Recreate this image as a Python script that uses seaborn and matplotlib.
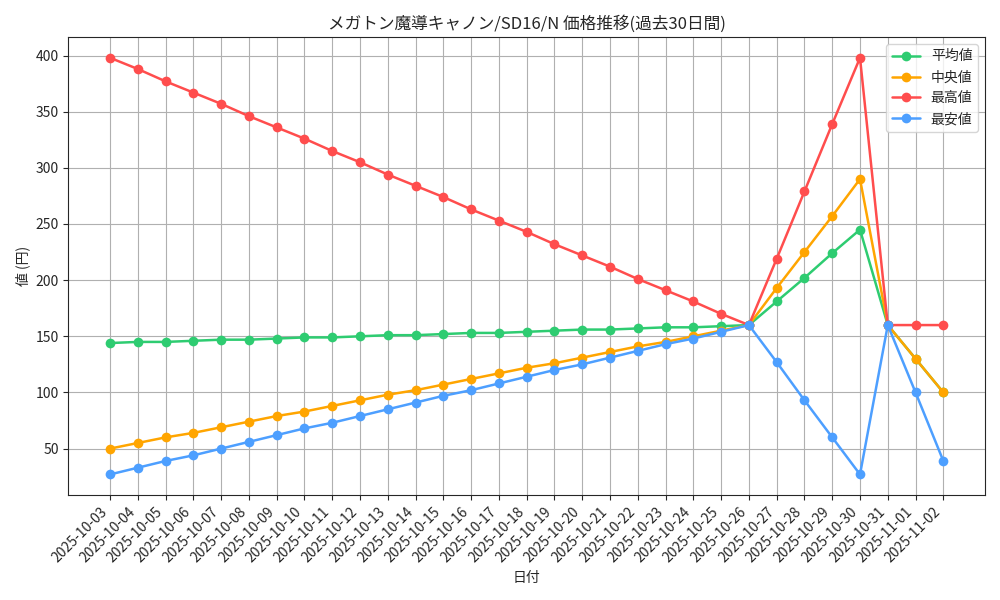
import pandas as pd
import matplotlib
matplotlib.use("Agg")
import matplotlib.pyplot as plt
import seaborn as sns

# dates (past 30 days)
dates = pd.date_range("2025-10-03", "2025-11-02").strftime("%Y-%m-%d").tolist()

avg_price = [144, 145, 145, 146, 147, 147, 148, 149, 149, 150, 151, 151, 152, 153,
             153, 154, 155, 156, 156, 157, 158, 158, 159, 160,
             181, 202, 224, 245, 160, 130, 100]
median_price = [50, 55, 60, 64, 69, 74, 79, 83, 88, 93, 98, 102, 107, 112,
                117, 122, 126, 131, 136, 141, 145, 150, 155, 160,
                193, 225, 257, 290, 160, 130, 100]
max_price = [398, 388, 377, 367, 357, 346, 336, 326, 315, 305, 294, 284, 274, 263,
             253, 243, 232, 222, 212, 201, 191, 181, 170, 160,
             219, 279, 339, 398, 160, 160, 160]
min_price = [27, 33, 39, 44, 50, 56, 62, 68, 73, 79, 85, 91, 97, 102,
             108, 114, 120, 125, 131, 137, 143, 148, 154, 160,
             127, 93, 60, 27, 160, 100, 39]

series_names = ["平均値", "中央値", "最高値", "最安値"]
colors = {"平均値": "#2ecc71", "中央値": "#ffa500", "最高値": "#ff4d4d", "最安値": "#4d9fff"}

df = pd.DataFrame({"日付": dates, "平均値": avg_price, "中央値": median_price,
                   "最高値": max_price, "最安値": min_price})
long_df = df.melt(id_vars="日付", value_vars=series_names, var_name="種類", value_name="値")

sns.set_style("ticks")
plt.rcParams['font.family'] = ['Noto Sans CJK JP', 'DejaVu Sans']

fig, ax = plt.subplots(figsize=(10, 6), dpi=100)
sns.lineplot(data=long_df, x="日付", y="値", hue="種類", hue_order=series_names,
             palette=colors, marker="o", markersize=7, markeredgewidth=0,
             linewidth=1.8, sort=False, ax=ax)

ax.set_title("メガトン魔導キャノン/SD16/N 価格推移(過去30日間)", fontsize=12)
ax.set_xlabel("日付")
ax.set_ylabel("値 (円)")
ax.grid(True, color="#b0b0b0", linewidth=0.8)
ax.set_axisbelow(True)
plt.setp(ax.get_xticklabels(), rotation=45, ha="right", rotation_mode="default")
for sp in ax.spines.values():
    sp.set_visible(True)
ax.legend(title=None, loc="upper right")

plt.tight_layout()
plt.savefig("out.png")
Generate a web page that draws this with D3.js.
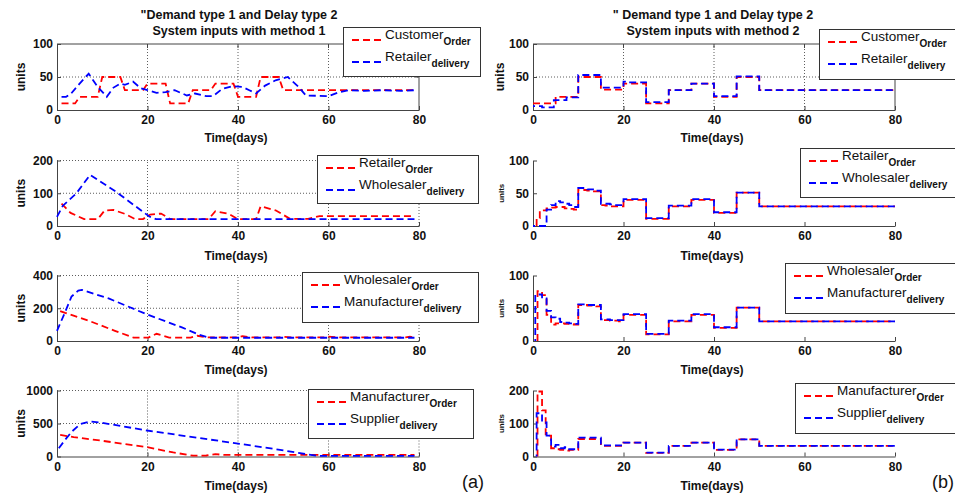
<!DOCTYPE html>
<html><head><meta charset="utf-8">
<script src="https://cdn.jsdelivr.net/npm/d3@7"></script>
<style>body{margin:0;background:#fff}svg{display:block}text{font-family:"Liberation Sans",Arial,sans-serif;fill:#111}</style>
</head><body><svg id="c" width="955" height="494"></svg>
<script>
// ---------- data ----------
const xTicks = [0, 20, 40, 60, 80];
const yTicksLeft = [[0, 50, 100], [0, 100, 200], [0, 200, 400], [0, 500, 1000]];
const yTicksRight = [[0, 50, 100], [0, 50, 100], [0, 50, 100], [0, 100, 200]];
const orderNames = ["Customer", "Retailer", "Wholesaler", "Manufacturer"];
const deliveryNames = ["Retailer", "Wholesaler", "Manufacturer", "Supplier"];
const subOrder = "Order", subDel = "delivery";
const titleLeft = ["\"Demand type 1 and Delay type 2", "System inputs with method 1"];
const titleRight = ["\" Demand type 1 and Delay type 2", "System inputs with method 2"];

// method 1 (left), [day, units]
const m1CustomerOrder = [[1,10],[4,10],[5,20],[9,20],[10,50],[14,50],[15,30],[19,30],[20,40],[24,40],[25,10],[29,10],[30,30],[34,30],[35,40],[39,40],[40,20],[44,20],[45,50],[49,50],[50,30],[79,30]];
const m1RetailerDelivery = [[1,20],[2,20],[3,24],[5,40],[7,55],[9,35],[11,20],[12.5,34],[14,40],[15,38],[16.8,43],[18.5,33],[20,30],[22,26],[24,27],[26,30],[28.7,22],[30.5,25],[33,21],[34.5,21],[36.5,32],[38.7,36],[41,35],[42.5,30],[44,25],[46,37],[48.3,45],[51,50],[53.4,35],[55,22],[60,21],[62.3,27],[64.5,30],[68,29],[72,30],[76,29],[79,30]];
const m1RetailerOrder = [[1,68],[3,40],[6,21],[9,21],[10.5,47],[12.5,49],[15,37],[17.3,21],[19,21],[20.6,35],[23,38],[25,21],[33.5,21],[35,45],[38,37],[40,21],[44,21],[45,60],[48.3,48],[51.5,22],[55.5,22],[58,30],[79,30]];
const m1WholesalerDelivery = [[0,28],[1.3,62],[4.3,100],[7.3,156],[13,105],[20.4,29],[21.9,21],[79,21]];
const m1WholesalerOrder = [[0.7,183],[1.8,172],[6.9,125],[12.8,62],[16.9,21],[20.2,21],[22,44],[24.8,21],[29.5,21],[31,32],[33,22],[40,22],[41,30],[43,22],[49,22],[50,26],[52,22],[59,22],[60,27],[62,22],[77,22],[78,26],[79,22]];
const m1ManufacturerDelivery = [[0,62],[1.8,177],[3.2,271],[4.7,308],[5.5,312],[11.4,260],[20.2,159],[27.6,83],[31.3,40],[33.5,20],[79,20]];
const m1ManufacturerOrder = [[0.7,328],[3.7,293],[9.6,242],[19.9,141],[25.7,61],[30.1,12],[33,15],[35,35],[37,25],[79,25]];
const m1SupplierDelivery = [[0.4,126],[1.8,253],[3.3,379],[5.1,490],[7.4,530],[9.6,515],[19.9,394],[31.6,278],[40.4,192],[49.3,101],[53.7,50],[57.4,10],[79,10]];

// method 2 (right), stairs: [start day, units], held until next / day 80
const m2CustomerOrder = [[0,10],[5,20],[10,50],[15,31],[20,40],[25,10],[30,30],[35,40],[40,20],[45,50],[50,30]];
const m2RetailerDelivery = [[0,6],[2,4],[4.6,15],[7.4,19],[10,53],[15,34],[20,43],[21,42],[25,12],[30,30],[35,40],[40,21],[45,51],[50,30]];
const m2RetailerOrder = [[0.8,0],[0.8,12],[1.5,24],[3,27],[4,28],[5,29],[7,27],[8,26],[9,25],[10,55],[12,54],[13,53],[15,32],[16,31],[17,30],[20,40],[25,11],[30,30],[35,40],[40,20],[45,51],[50,30]];
const m2WholesalerDelivery = [[0,0],[3,25],[4,32],[5,38],[6,36],[7,34],[8,32],[9,29],[10,58],[12,56],[14,54],[15,34],[17,33],[18,32],[20,41],[25,12],[30,31],[35,41],[40,21],[45,51],[50,30]];
const m2WholesalerOrder = [[1,0],[1,76],[2,70],[3,40],[4,25],[5,27],[7,26],[9,25],[10,55],[12,54],[14,53],[15,32],[17,31],[19,30],[20,40],[25,10],[30,30],[35,40],[40,20],[45,51],[50,30]];
const m2ManufacturerDelivery = [[0.5,0],[0.5,71],[2,65],[3,46],[4,36],[5,34],[6,29],[7,28],[8,27],[9,26],[10,56],[12,55],[15,33],[17,32],[20,41],[25,11],[30,31],[35,41],[40,21],[45,51],[50,30]];
const m2ManufacturerOrder = [[1,0],[1,197],[2,140],[2.8,63],[4,25],[5,22],[6,20],[7,18],[8,20],[10,53],[15,32],[20,42],[25,11],[30,32],[35,42],[40,20],[45,52],[50,32]];
const m2SupplierDelivery = [[0.8,0],[0.8,131],[2,103],[3,63],[4,30],[5,35],[6,25],[7,28],[8,22],[10,57],[15,34],[20,42],[25,12],[30,32],[35,42],[40,21],[45,52],[50,32]];

const leftOrders = [m1CustomerOrder, m1RetailerOrder, m1WholesalerOrder, m1ManufacturerOrder];
const leftDeliveries = [m1RetailerDelivery, m1WholesalerDelivery, m1ManufacturerDelivery, m1SupplierDelivery];
const rightOrders = [m2CustomerOrder, m2RetailerOrder, m2WholesalerOrder, m2ManufacturerOrder];
const rightDeliveries = [m2RetailerDelivery, m2WholesalerDelivery, m2ManufacturerDelivery, m2SupplierDelivery];

// ---------- layout ----------
const svg = d3.select("#c");
const panelTops = [44, 160.5, 275.5, 390.5], panelBottoms = [110, 226, 341, 456.5];
const colX = [[57, 419], [533, 895]];
const legendBoxes = [
  [[343, 27, 137, 49], [317, 155, 161, 48], [302, 272, 176, 50], [308, 389, 165, 49]],
  [[819, 29, 140, 50], [800, 148, 160, 49], [785, 263, 175, 50], [795, 383, 165, 50]]
];
const xLabelBase = [142, 260, 374, 490];
const RED = "#ff0000", BLUE = "#0000ff", AX = "#444";

function panel(col, row) {
  const left = col === 0;
  const x = d3.scaleLinear().domain([0, 80]).range(colX[col]);
  const yt = left ? yTicksLeft[row] : yTicksRight[row];
  const y = d3.scaleLinear().domain([0, yt[yt.length-1]]).range([panelBottoms[row], panelTops[row]]);
  const box = row === 0;
  const grid = left || row === 0;
  const g = svg.append("g");
  const [x0, x1] = x.range(), [yb, ytop] = y.range();
  if (grid) {
    const gx = xTicks.filter(t => t > 0 && (box ? t < 80 : true));
    g.selectAll(null).data(gx).join("line")
      .attr("x1", d => x(d)).attr("x2", d => x(d)).attr("y1", yb).attr("y2", ytop)
      .attr("stroke", "#333").attr("stroke-width", 0.8).attr("stroke-dasharray", "1,2");
    const gy = yt.filter(t => t > 0 && (box ? t < yt[yt.length-1] : true));
    g.selectAll(null).data(gy).join("line")
      .attr("y1", d => y(d)).attr("y2", d => y(d)).attr("x1", x0).attr("x2", x1)
      .attr("stroke", "#333").attr("stroke-width", 0.8).attr("stroke-dasharray", "1,2");
  }
  // axes
  const ax = g.append("g").attr("transform", `translate(0,${yb})`)
    .call(d3.axisBottom(x).tickValues(xTicks).tickFormat(d3.format("d")).tickSizeInner(-4).tickSizeOuter(0).tickPadding(4));
  const ay = g.append("g").attr("transform", `translate(${x0},0)`)
    .call(d3.axisLeft(y).tickValues(yt).tickFormat(d3.format("d")).tickSizeInner(-4).tickSizeOuter(0).tickPadding(4));
  [ax, ay].forEach(a => {
    a.select(".domain").attr("stroke", AX).attr("stroke-width", 1);
    a.selectAll(".tick line").attr("stroke", AX);
    a.selectAll(".tick text").attr("font-family", "Liberation Sans, Arial, sans-serif").attr("font-weight", "bold")
      .attr("font-size", 12).attr("fill", "#111");
  });
  ax.selectAll(".tick text").attr("dy", "0.85em");
  if (box) {
    g.append("line").attr("x1", x0).attr("x2", x1).attr("y1", ytop).attr("y2", ytop).attr("stroke", AX);
    g.append("line").attr("x1", x1).attr("x2", x1).attr("y1", ytop).attr("y2", yb).attr("stroke", AX);
    g.selectAll(null).data(xTicks.slice(1, -1)).join("line")
      .attr("x1", d => x(d)).attr("x2", d => x(d)).attr("y1", ytop).attr("y2", ytop + 4).attr("stroke", AX);
    g.selectAll(null).data(yt.slice(1, -1)).join("line")
      .attr("y1", d => y(d)).attr("y2", d => y(d)).attr("x1", x1).attr("x2", x1 - 4).attr("stroke", AX);
  }
  // lines
  const ord = left ? leftOrders[row] : rightOrders[row];
  const del = left ? leftDeliveries[row] : rightDeliveries[row];
  const line = d3.line().x(d => x(d[0])).y(d => y(d[1])).curve(left ? d3.curveLinear : d3.curveStepAfter);
  const ext = s => left ? s : s.concat([[80, s[s.length-1][1]]]);
  g.append("path").attr("d", line(ext(ord))).attr("fill", "none").attr("stroke", RED)
    .attr("stroke-width", 1.8).attr("stroke-dasharray", "7,4");
  g.append("path").attr("d", line(ext(del))).attr("fill", "none").attr("stroke", BLUE)
    .attr("stroke-width", 1.8).attr("stroke-dasharray", "7,4").attr("stroke-dashoffset", left ? 0 : 5);
  // labels
  const cx = (x0 + x1) / 2;
  svg.append("text").attr("x", cx - 2).attr("y", xLabelBase[row]).attr("text-anchor", "middle")
    .attr("font-weight", "bold").attr("font-size", 12).text("Time(days)");
  const uSmall = !left && row > 0;
  svg.append("text").attr("transform", `translate(${left ? 25 : 504},${(yb + ytop) / 2}) rotate(-90)`)
    .attr("text-anchor", "middle").attr("font-weight", "bold").attr("font-size", uSmall ? 8 : 12).text("units");
  return { x, y };
}

// titles
[[titleLeft, 239], [titleRight, 713]].forEach(([t, cx]) => {
  t.forEach((s, i) => svg.append("text").attr("x", cx).attr("y", 19 + i * 16).attr("text-anchor", "middle")
    .attr("font-weight", "bold").attr("font-size", 12.5).text(s));
});

for (let c = 0; c < 2; c++) for (let r = 0; r < 4; r++) panel(c, r);

// legends
function legend(col, row) {
  const [lx, ly, lw, lh] = legendBoxes[col][row];
  const g = svg.append("g");
  g.append("rect").attr("x", lx + 0.5).attr("y", ly + 0.5).attr("width", lw).attr("height", lh)
    .attr("fill", "#fff").attr("stroke", "#333").attr("stroke-width", 1);
  const rows = [[orderNames[row], subOrder, RED], [deliveryNames[row], subDel, BLUE]];
  const rowY = [ly + 13, ly + 35];
  rows.forEach(([name, sub, col2], i) => {
    const sy = rowY[i];
    g.append("line").attr("x1", lx + 9).attr("x2", lx + 38).attr("y1", sy).attr("y2", sy)
      .attr("stroke", col2).attr("stroke-width", 1.8).attr("stroke-dasharray", "7,4");
    const t = g.append("text").attr("x", lx + 42).attr("y", sy - 1.5).attr("font-size", 13.5);
    t.append("tspan").text(name);
    t.append("tspan").attr("dy", 6).attr("font-size", 10).attr("font-weight", "bold").text(sub);
  });
}
for (let c = 0; c < 2; c++) for (let r = 0; r < 4; r++) legend(c, r);

svg.append("text").attr("x", 462).attr("y", 488).attr("font-size", 18).attr("fill", "#333").text("(a)");
svg.append("text").attr("x", 932).attr("y", 488).attr("font-size", 18).attr("fill", "#333").text("(b)");
</script></body></html>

● **AIM OF THE TASK**:
Answer with one number only: how many lines above contain the word "seaborn".

● **THE SOLUTION**:
2